“Mamè”, la storia di un’altra Calabria

“Chi ci crede e chi non ci crede”. È un’altra Calabria, la parte dimenticata dell’anima, quella raccontata dalle tre sirene di Mamè, lo spettacolo teatrale realizzato da Compagnia BA17 in coproduzione con I vacantusi.

Autrice, regista e attrice Angelica Artemisia Pedatella, sul palco assieme a Massimo Rotundo, Sabrina Pugliese, la cantante Fausta Toscano, i danzatori Giada Guzzo e Raphael Burgo e il musicista Daniel Melaragno.

Mamè è una drammaturgia contemporanea sulla Calabria minore che minore non è perché racconta i popoli e le lingue che le hanno forgiato il carattere e donato identità: la Calabria grecanica, quella occitana, quella arbëreshë.
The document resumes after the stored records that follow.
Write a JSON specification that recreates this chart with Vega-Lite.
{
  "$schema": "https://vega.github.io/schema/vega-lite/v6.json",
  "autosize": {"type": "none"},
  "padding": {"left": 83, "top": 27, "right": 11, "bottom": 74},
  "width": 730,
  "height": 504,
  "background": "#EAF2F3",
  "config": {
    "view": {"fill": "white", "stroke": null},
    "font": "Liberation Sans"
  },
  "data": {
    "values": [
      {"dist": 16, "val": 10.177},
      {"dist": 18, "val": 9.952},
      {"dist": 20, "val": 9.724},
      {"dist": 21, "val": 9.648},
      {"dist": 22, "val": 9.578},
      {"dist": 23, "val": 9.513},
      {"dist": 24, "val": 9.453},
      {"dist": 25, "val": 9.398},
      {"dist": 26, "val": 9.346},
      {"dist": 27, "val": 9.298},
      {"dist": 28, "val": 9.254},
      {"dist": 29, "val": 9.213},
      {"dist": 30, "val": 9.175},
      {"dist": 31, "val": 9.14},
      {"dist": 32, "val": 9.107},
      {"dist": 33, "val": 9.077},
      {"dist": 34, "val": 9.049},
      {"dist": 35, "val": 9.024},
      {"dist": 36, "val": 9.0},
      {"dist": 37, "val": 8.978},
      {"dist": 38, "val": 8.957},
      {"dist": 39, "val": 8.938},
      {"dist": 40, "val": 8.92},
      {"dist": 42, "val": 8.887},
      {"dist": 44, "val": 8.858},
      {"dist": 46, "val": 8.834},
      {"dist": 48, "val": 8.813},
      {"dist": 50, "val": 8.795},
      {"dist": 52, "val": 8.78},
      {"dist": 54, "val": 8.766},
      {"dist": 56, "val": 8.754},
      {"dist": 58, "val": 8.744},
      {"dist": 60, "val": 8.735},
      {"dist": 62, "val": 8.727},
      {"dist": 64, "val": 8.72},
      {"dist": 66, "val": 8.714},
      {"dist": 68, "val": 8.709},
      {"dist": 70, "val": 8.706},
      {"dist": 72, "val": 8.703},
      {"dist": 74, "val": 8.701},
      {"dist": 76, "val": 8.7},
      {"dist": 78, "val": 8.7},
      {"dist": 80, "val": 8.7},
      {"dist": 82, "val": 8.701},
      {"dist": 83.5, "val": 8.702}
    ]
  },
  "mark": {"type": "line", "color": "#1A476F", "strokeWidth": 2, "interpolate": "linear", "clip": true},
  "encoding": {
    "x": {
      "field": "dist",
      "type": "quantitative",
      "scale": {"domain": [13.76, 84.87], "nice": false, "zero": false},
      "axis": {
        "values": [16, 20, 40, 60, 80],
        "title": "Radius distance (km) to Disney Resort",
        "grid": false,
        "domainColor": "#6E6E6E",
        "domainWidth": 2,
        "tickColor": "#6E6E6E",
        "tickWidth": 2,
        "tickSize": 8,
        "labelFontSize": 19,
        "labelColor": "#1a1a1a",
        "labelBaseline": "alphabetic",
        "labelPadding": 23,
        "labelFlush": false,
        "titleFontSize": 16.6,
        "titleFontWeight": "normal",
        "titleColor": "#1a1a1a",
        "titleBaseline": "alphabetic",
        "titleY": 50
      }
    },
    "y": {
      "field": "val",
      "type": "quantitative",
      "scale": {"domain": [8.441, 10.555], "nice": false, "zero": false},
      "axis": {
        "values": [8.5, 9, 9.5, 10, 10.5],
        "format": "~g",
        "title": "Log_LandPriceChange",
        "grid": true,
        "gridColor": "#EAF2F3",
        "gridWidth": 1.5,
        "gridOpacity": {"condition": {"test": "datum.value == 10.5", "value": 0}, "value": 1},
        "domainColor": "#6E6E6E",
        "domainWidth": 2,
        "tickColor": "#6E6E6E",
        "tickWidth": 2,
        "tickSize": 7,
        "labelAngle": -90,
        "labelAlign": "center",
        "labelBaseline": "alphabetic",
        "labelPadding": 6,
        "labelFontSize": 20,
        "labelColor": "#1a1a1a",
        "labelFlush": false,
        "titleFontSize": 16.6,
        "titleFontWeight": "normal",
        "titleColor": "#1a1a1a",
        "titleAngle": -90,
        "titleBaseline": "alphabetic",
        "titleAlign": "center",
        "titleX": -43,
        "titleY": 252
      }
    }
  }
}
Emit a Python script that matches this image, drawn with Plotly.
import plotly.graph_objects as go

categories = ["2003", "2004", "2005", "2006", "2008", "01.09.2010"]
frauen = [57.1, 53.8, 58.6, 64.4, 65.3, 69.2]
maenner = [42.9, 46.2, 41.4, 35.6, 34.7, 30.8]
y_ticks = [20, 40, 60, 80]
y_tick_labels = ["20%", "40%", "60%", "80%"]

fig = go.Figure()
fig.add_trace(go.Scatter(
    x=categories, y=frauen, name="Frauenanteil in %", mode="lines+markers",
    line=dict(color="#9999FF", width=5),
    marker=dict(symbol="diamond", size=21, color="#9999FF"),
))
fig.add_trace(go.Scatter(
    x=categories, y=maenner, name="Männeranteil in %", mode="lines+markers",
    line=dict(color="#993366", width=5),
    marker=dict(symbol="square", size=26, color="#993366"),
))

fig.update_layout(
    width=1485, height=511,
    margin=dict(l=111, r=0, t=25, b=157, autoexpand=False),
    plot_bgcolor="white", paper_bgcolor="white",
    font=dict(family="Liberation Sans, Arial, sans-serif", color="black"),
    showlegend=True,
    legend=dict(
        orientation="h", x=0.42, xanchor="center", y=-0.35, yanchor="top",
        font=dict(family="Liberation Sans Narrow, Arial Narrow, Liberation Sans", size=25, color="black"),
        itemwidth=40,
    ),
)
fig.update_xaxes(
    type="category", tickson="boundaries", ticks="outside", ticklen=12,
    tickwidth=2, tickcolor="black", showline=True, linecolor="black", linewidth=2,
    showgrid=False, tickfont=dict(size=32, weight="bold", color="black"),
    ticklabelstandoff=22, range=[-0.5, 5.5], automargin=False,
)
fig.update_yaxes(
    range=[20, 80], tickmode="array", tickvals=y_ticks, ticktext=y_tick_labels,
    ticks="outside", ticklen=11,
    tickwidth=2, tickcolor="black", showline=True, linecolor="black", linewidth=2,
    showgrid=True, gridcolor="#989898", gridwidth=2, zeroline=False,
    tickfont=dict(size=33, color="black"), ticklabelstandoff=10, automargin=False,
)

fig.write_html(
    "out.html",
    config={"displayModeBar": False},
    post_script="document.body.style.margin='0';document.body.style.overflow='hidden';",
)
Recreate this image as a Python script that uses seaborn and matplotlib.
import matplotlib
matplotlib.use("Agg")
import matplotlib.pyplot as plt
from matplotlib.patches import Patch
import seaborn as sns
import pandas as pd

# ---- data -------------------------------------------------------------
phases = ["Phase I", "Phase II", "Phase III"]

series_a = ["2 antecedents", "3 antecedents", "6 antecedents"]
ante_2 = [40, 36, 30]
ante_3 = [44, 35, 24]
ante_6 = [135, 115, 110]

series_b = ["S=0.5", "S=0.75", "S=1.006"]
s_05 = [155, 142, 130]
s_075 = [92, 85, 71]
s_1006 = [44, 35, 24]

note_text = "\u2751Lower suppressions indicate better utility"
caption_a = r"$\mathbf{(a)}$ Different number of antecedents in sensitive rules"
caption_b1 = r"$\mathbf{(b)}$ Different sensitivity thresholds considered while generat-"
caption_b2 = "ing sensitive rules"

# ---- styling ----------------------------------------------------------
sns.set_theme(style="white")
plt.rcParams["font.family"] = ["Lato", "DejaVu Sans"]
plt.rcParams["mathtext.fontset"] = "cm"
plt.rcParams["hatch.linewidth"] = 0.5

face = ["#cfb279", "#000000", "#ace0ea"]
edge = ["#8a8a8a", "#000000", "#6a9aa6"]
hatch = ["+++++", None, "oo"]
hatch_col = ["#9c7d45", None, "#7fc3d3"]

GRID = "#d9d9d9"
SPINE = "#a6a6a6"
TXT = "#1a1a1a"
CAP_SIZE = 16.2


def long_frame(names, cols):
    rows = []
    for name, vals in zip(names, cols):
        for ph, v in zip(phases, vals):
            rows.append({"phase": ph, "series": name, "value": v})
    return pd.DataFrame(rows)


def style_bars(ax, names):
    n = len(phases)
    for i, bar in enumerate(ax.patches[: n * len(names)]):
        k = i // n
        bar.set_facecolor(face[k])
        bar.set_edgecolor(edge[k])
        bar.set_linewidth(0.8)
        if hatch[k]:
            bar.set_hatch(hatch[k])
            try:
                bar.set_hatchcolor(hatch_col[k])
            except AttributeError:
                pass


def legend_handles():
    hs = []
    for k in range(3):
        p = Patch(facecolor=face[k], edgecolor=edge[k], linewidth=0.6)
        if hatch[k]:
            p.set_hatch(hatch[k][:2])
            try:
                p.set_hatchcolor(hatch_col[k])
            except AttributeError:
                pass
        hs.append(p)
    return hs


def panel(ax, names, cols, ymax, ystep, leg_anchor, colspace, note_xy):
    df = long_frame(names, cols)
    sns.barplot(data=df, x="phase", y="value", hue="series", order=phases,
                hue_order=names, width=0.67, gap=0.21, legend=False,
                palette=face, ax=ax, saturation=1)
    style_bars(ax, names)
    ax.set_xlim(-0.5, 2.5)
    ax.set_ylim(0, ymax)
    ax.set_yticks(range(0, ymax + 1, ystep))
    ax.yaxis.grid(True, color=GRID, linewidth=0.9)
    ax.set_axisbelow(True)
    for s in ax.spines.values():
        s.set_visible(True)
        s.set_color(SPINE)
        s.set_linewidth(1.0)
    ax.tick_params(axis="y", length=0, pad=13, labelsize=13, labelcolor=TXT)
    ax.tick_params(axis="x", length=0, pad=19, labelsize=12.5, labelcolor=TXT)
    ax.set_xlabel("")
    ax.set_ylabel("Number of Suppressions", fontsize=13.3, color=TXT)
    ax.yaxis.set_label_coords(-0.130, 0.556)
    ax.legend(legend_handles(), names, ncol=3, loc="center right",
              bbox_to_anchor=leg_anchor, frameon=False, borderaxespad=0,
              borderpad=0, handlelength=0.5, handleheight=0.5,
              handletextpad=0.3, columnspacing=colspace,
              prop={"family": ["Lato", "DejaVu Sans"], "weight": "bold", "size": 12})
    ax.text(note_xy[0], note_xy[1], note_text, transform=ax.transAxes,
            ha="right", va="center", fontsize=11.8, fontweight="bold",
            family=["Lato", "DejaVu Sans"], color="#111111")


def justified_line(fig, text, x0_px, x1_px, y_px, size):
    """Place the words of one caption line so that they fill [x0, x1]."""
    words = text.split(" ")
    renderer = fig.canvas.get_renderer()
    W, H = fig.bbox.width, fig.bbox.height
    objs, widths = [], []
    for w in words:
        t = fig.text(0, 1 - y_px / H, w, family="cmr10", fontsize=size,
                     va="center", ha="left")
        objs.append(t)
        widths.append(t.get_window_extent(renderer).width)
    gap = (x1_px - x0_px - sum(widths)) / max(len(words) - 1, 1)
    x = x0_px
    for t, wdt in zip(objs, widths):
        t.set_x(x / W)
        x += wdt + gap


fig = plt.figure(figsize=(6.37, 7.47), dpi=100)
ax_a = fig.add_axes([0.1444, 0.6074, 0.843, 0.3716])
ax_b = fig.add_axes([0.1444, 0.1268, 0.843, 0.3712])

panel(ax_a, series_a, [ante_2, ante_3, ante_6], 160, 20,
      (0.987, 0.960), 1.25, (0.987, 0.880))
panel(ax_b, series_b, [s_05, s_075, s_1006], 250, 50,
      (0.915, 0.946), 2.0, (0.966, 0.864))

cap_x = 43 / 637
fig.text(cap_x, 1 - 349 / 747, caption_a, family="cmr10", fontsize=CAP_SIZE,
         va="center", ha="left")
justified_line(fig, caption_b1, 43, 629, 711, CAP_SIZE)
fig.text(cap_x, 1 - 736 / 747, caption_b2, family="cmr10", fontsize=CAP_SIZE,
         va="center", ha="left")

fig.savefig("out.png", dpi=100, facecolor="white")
Leucosia, Partenope e Ligea sono abbarbicate a una roccia nei pressi della terraferma. La chiamano Mamè, è la loro madre, matrigna delle comunità che, venute da lontano, vi cercarono riparo; una roccia in cui si imbattono tutti i marinai naufraghi per il Mediterraneo, uomini pronti a confrontarsi con la morte, giramondo e masnadieri che cercano l’avventura, come tutti quelli che non possiedono casa, che non hanno radici.

“Sei arrivato fin qua, marinaio. Raccontaci la tua storia, noi la ascolteremo…”

Tre sirene, tre sorelle unite dalle storie di quelli che sono giunti in terra di Calabria attraverso il mare e le montagne.

Foto Vincenzo Cardamone

Uno spettacolo che stimola tutti i sensi: la vista, coi colori forti dei vestimenti degli attori; l’udito, sollecitato dalle musiche dal vivo e dalle lingue arbëreshë, occitana, grecanica che si intrecciano l’una con l’altra; il tatto, con la tridimensionalità della scenografia che crea un contatto col pubblico; financo l’olfatto e il gusto, con l’odorosa salsedine del mare sullo sfondo che pare schizzare e appiccicarsi sul viso e sulle labbra.

Mamè, sostiene Angelica Artemisia Pedatella, è “una storia dedicata a tutti quelli che se ne sono dovuti andare da questa terra, alcuni senza avere avuto l’opportunità di conoscerla”.